Die Front ist nur wenige Kilometer entfernt. Die Strassen von Cherson werden ständig von russischen Geschossen getroffen. Kirill erwartet die Journalistin vom Radio und Fernsehen der italienischsprachigen Schweiz (RSI) vor seinem Haus. Er ist 14 Jahre alt. Sechs Monate lang war er in einem russischen Umerziehungslager. Er ist einer der wenigen Minderjährigen, denen die Rückkehr gelungen ist.
«Bist du glücklich, wieder zu Hause zu sein?» Über unseren Köpfen sind die Geschosse der Artillerie zu hören. Es gibt weder Strom noch Wasser, und Kirill hat gelernt, anhand des Geräuschs die Art der ankommenden Geschosse zu unterscheiden. Wie alle seine Altersgenossen kann er nicht zur Schule gehen und sich nicht frei bewegen.
Kirill erzählt die Geschichte über seine Verschleppung
Nach der russischen Invasion von 2022 sind aus den besetzten ukrainischen Gebieten wie Cherson Kinder und Jugendliche verschwunden. Laut der ukrainischen Regierung sind rund 19'500 Kinder von Russland zwangsweise deportiert worden. Andere Untersuchungen, wie jene des Humanitarian Research Lab der Universität Yale in den USA, gehen von noch mehr verschleppten Kindern aus.
Erst 1700 Kinder sind zurückgekehrt
«Ich war dumm, ihn gehen zu lassen», sagt Olga, eine Grossmutter. Sie hat den Kontakt zu ihrem Enkel verloren, einem Waisenkind, für das sie allein sorgte. Die Besatzer boten Kindern Sommerlager auf der Krim an, unter dem Vorwand, ihnen eine Auszeit vom Krieg zu verschaffen. Viele von ihnen sind nie zurückgekehrt.
Bis heute konnte die Ukraine nur 1700 Kinder zurückholen – die Hälfte von ihnen dank der Bemühungen der Organisation Save Ukraine.
Während die Wände des Hauses unter den Einschlägen der Geschosse zittern, erzählt Kirill, wie er und die anderen verschleppten Kinder jeden Morgen die russische Hymne singen und die Flagge ehren mussten, wie sie gezwungen wurden zu lernen, dass die Ukrainer Nazis seien, und «die Reden über wichtige Dinge» zu verfolgen. Das gehörte zum obligatorischen «Patriotismus-Programm».
«Wir mussten Dankeskarten an die russischen Soldaten schreiben, weil sie uns befreit hatten», berichtet Veronika. Sie wurde ihrer Mutter in Charkiw entrissen.
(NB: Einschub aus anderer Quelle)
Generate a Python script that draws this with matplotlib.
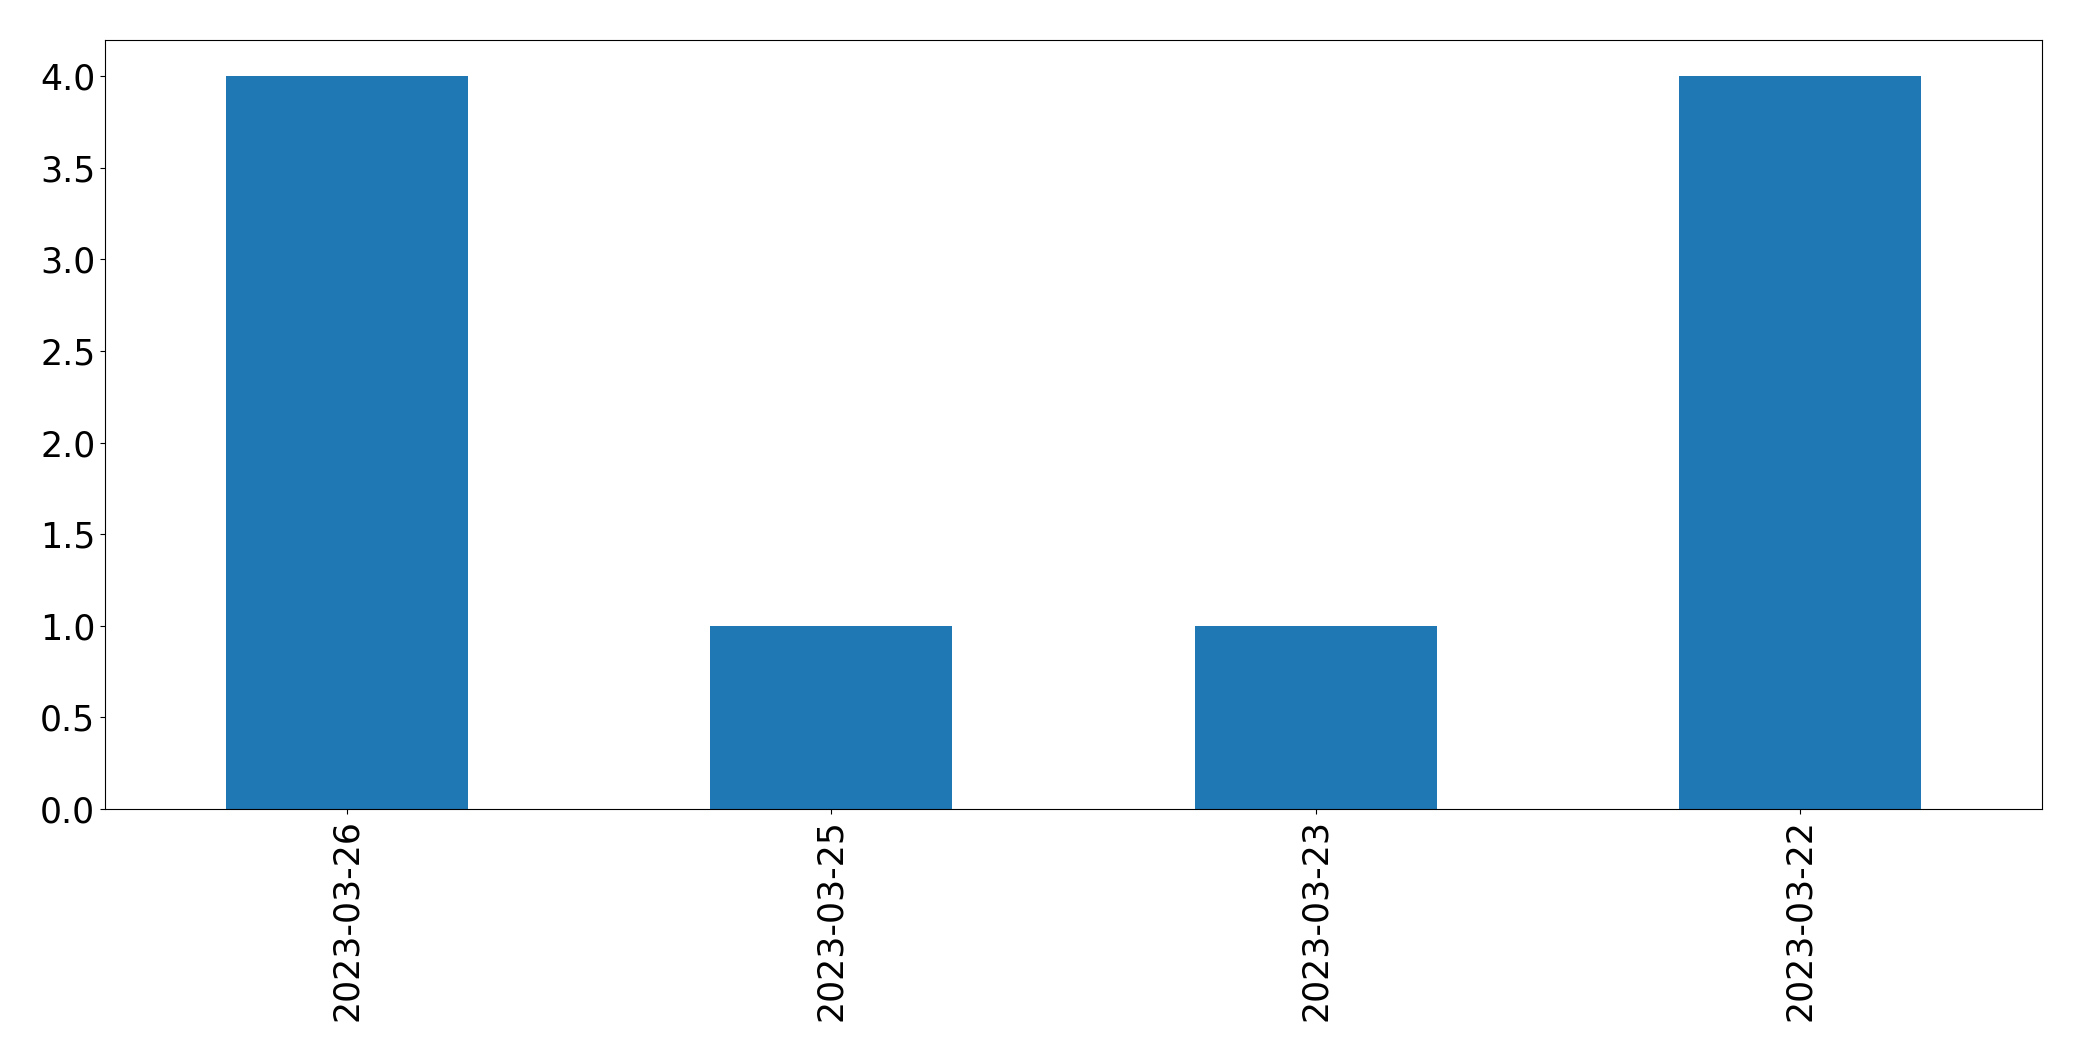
import matplotlib
matplotlib.use("Agg")
import matplotlib.pyplot as plt
import pandas as pd

dates = ["2023-03-26", "2023-03-25", "2023-03-23", "2023-03-22"]
counts = [4, 1, 1, 4]

series = pd.Series(counts, index=dates)

fig = plt.figure(figsize=(20.82, 10.61), dpi=100)
ax = fig.add_axes([105 / 2082, 1 - 809 / 1061, (2042 - 105) / 2082, (809 - 39.5) / 1061])
series.plot(kind="bar", ax=ax, color="#1f77b4", fontsize=25)
ax.set_xlabel("")

fig.savefig("out.png", dpi=100)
Jeder Rebellionsversuch wurde bestraft: «Sie haben mich in einem Raum festgehalten, bis sie sahen, dass sie mich moralisch gebrochen hatten.»
Russland spricht von «geretteten» Kindern
Der Zweck der Deportationen, der sich aus den dokumentierten Fällen ergibt, ist eine systematische «Russifizierung». Den Minderjährigen werden russische Sprache, Kultur und Staatsbürgerschaft aufgezwungen.
Wegen dieser Taten hat der Internationale Strafgerichtshof Haftbefehle gegen Wladimir Putin und die Kinderrechtsbeauftragte Maria Lwowa-Belowa erlassen. Sie werden verantwortlich gemacht für das Kriegsverbrechen der «illegalen Deportation und Zwangsverschleppung von Kindern».
Russland leugnet diese Deportationen nicht einmal, sondern es bewirbt sie in seinen Propagandakanälen. Für die russische Regierung sind es keine entführten, sondern «gerettete» Kinder.
Die Kinder zurückzuholen wird immer schwieriger, weil Russland die Zwangserteilung von Pässen intensiviert und Adoptionen mit einem eigens dafür erlassenen Regierungsdekret erleichtert hat.